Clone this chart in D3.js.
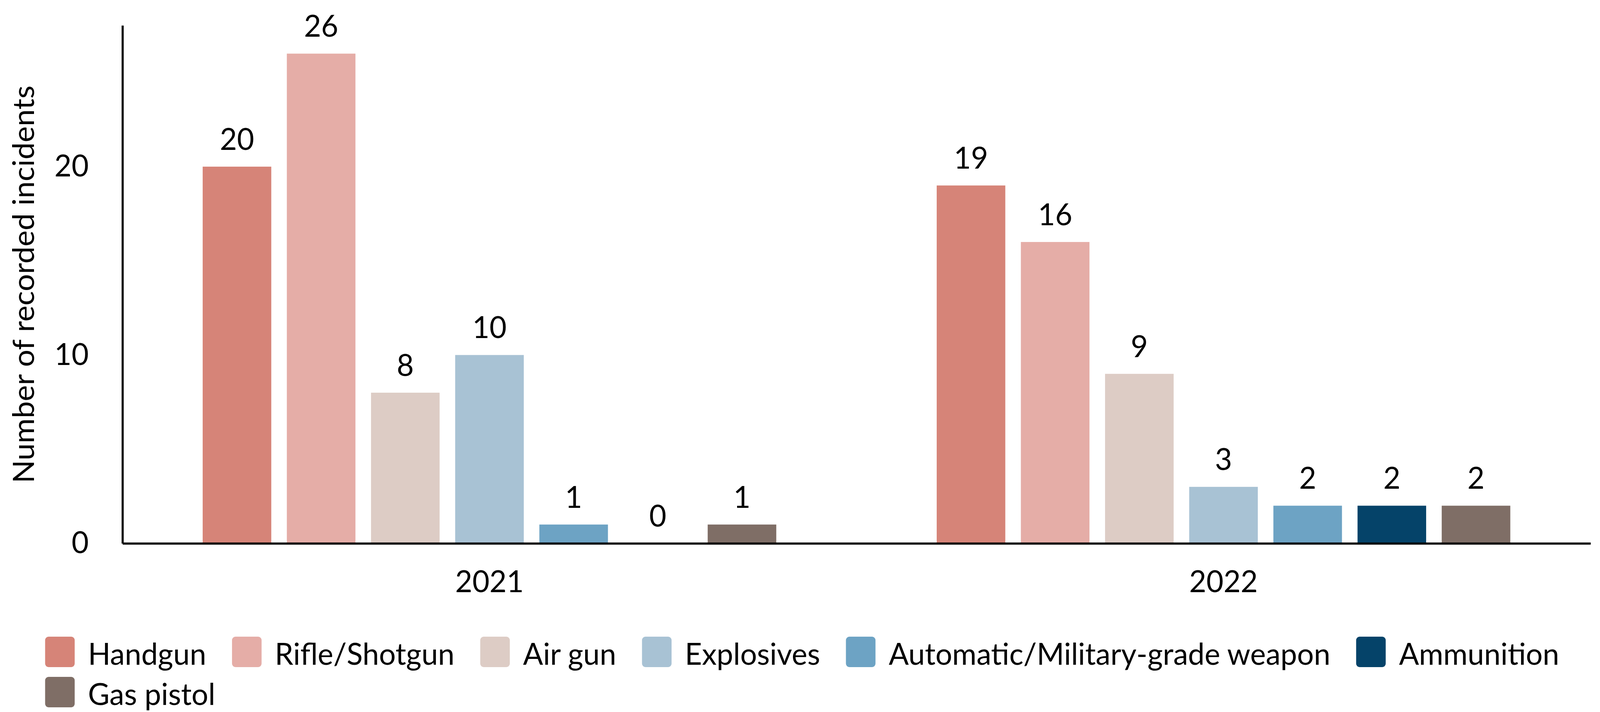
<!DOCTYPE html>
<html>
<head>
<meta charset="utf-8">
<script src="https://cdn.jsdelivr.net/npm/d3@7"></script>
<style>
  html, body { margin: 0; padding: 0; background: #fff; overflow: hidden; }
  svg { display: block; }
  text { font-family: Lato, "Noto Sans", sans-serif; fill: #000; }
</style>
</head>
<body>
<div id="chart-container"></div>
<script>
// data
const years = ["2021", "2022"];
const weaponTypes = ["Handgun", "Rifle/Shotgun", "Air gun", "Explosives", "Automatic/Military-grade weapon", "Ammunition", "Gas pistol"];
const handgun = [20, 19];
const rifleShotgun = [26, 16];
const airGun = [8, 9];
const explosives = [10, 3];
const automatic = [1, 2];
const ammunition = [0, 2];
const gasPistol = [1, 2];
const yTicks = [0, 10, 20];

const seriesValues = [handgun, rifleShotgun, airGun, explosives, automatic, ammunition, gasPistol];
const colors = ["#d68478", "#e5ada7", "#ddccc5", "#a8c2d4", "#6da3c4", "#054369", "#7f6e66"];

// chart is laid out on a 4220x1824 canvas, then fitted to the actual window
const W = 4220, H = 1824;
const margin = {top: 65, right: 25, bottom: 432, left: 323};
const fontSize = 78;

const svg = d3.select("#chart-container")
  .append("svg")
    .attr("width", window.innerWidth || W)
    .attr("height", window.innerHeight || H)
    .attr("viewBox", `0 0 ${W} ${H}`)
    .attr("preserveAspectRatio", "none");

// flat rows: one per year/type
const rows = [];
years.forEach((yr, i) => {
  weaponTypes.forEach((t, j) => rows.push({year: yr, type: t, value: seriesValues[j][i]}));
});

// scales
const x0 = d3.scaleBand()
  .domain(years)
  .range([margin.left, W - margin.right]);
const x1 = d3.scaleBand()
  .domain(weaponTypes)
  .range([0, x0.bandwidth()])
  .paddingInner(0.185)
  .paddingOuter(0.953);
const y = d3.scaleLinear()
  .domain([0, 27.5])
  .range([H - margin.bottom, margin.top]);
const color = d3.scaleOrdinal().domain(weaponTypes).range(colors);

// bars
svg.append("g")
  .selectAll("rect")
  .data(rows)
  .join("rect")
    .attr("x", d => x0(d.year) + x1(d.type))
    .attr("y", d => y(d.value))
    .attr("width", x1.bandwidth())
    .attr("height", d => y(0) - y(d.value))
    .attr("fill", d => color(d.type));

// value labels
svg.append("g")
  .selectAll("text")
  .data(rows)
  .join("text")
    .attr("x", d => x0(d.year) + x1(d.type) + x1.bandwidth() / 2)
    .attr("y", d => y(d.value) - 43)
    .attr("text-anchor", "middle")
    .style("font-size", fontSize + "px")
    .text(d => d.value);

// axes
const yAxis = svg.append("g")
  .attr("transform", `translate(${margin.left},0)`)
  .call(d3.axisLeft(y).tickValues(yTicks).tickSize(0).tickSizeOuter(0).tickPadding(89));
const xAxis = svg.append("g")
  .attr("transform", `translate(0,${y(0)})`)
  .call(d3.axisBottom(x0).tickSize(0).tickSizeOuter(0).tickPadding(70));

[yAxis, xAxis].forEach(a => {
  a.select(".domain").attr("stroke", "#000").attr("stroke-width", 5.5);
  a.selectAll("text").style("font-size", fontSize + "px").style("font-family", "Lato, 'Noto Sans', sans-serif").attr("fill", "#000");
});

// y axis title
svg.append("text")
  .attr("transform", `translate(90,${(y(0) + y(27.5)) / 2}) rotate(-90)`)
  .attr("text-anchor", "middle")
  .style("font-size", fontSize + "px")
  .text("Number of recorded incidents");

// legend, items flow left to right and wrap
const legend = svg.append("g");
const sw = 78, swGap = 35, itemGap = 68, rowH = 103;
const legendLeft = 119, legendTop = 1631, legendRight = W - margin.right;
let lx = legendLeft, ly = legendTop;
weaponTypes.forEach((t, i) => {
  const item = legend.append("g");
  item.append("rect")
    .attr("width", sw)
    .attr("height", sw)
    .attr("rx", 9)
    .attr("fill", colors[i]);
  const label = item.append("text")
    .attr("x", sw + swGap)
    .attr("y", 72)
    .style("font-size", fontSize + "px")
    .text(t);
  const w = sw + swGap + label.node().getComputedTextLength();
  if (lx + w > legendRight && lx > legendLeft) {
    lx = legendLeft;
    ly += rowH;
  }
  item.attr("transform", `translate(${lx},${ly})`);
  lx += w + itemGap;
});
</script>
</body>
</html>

Task details: Images should not appear in the copy; retype the listing above exactly.

Output of the task:
Clone this chart in D3.js.
<!DOCTYPE html>
<html>
<head>
<meta charset="utf-8">
<script src="https://cdn.jsdelivr.net/npm/d3@7"></script>
<style>
  html, body { margin: 0; padding: 0; background: #fff; overflow: hidden; }
  svg { display: block; }
  text { font-family: Lato, "Noto Sans", sans-serif; fill: #000; }
</style>
</head>
<body>
<div id="chart-container"></div>
<script>
// data
const years = ["2021", "2022"];
const weaponTypes = ["Handgun", "Rifle/Shotgun", "Air gun", "Explosives", "Automatic/Military-grade weapon", "Ammunition", "Gas pistol"];
const handgun = [20, 19];
const rifleShotgun = [26, 16];
const airGun = [8, 9];
const explosives = [10, 3];
const automatic = [1, 2];
const ammunition = [0, 2];
const gasPistol = [1, 2];
const yTicks = [0, 10, 20];

const seriesValues = [handgun, rifleShotgun, airGun, explosives, automatic, ammunition, gasPistol];
const colors = ["#d68478", "#e5ada7", "#ddccc5", "#a8c2d4", "#6da3c4", "#054369", "#7f6e66"];

// chart is laid out on a 4220x1824 canvas, then fitted to the actual window
const W = 4220, H = 1824;
const margin = {top: 65, right: 25, bottom: 432, left: 323};
const fontSize = 78;

const svg = d3.select("#chart-container")
  .append("svg")
    .attr("width", window.innerWidth || W)
    .attr("height", window.innerHeight || H)
    .attr("viewBox", `0 0 ${W} ${H}`)
    .attr("preserveAspectRatio", "none");

// flat rows: one per year/type
const rows = [];
years.forEach((yr, i) => {
  weaponTypes.forEach((t, j) => rows.push({year: yr, type: t, value: seriesValues[j][i]}));
});

// scales
const x0 = d3.scaleBand()
  .domain(years)
  .range([margin.left, W - margin.right]);
const x1 = d3.scaleBand()
  .domain(weaponTypes)
  .range([0, x0.bandwidth()])
  .paddingInner(0.185)
  .paddingOuter(0.953);
const y = d3.scaleLinear()
  .domain([0, 27.5])
  .range([H - margin.bottom, margin.top]);
const color = d3.scaleOrdinal().domain(weaponTypes).range(colors);

// bars
svg.append("g")
  .selectAll("rect")
  .data(rows)
  .join("rect")
    .attr("x", d => x0(d.year) + x1(d.type))
    .attr("y", d => y(d.value))
    .attr("width", x1.bandwidth())
    .attr("height", d => y(0) - y(d.value))
    .attr("fill", d => color(d.type));

// value labels
svg.append("g")
  .selectAll("text")
  .data(rows)
  .join("text")
    .attr("x", d => x0(d.year) + x1(d.type) + x1.bandwidth() / 2)
    .attr("y", d => y(d.value) - 43)
    .attr("text-anchor", "middle")
    .style("font-size", fontSize + "px")
    .text(d => d.value);

// axes
const yAxis = svg.append("g")
  .attr("transform", `translate(${margin.left},0)`)
  .call(d3.axisLeft(y).tickValues(yTicks).tickSize(0).tickSizeOuter(0).tickPadding(89));
const xAxis = svg.append("g")
  .attr("transform", `translate(0,${y(0)})`)
  .call(d3.axisBottom(x0).tickSize(0).tickSizeOuter(0).tickPadding(70));

[yAxis, xAxis].forEach(a => {
  a.select(".domain").attr("stroke", "#000").attr("stroke-width", 5.5);
  a.selectAll("text").style("font-size", fontSize + "px").style("font-family", "Lato, 'Noto Sans', sans-serif").attr("fill", "#000");
});

// y axis title
svg.append("text")
  .attr("transform", `translate(90,${(y(0) + y(27.5)) / 2}) rotate(-90)`)
  .attr("text-anchor", "middle")
  .style("font-size", fontSize + "px")
  .text("Number of recorded incidents");

// legend, items flow left to right and wrap
const legend = svg.append("g");
const sw = 78, swGap = 35, itemGap = 68, rowH = 103;
const legendLeft = 119, legendTop = 1631, legendRight = W - margin.right;
let lx = legendLeft, ly = legendTop;
weaponTypes.forEach((t, i) => {
  const item = legend.append("g");
  item.append("rect")
    .attr("width", sw)
    .attr("height", sw)
    .attr("rx", 9)
    .attr("fill", colors[i]);
  const label = item.append("text")
    .attr("x", sw + swGap)
    .attr("y", 72)
    .style("font-size", fontSize + "px")
    .text(t);
  const w = sw + swGap + label.node().getComputedTextLength();
  if (lx + w > legendRight && lx > legendLeft) {
    lx = legendLeft;
    ly += rowH;
  }
  item.attr("transform", `translate(${lx},${ly})`);
  lx += w + itemGap;
});
</script>
</body>
</html>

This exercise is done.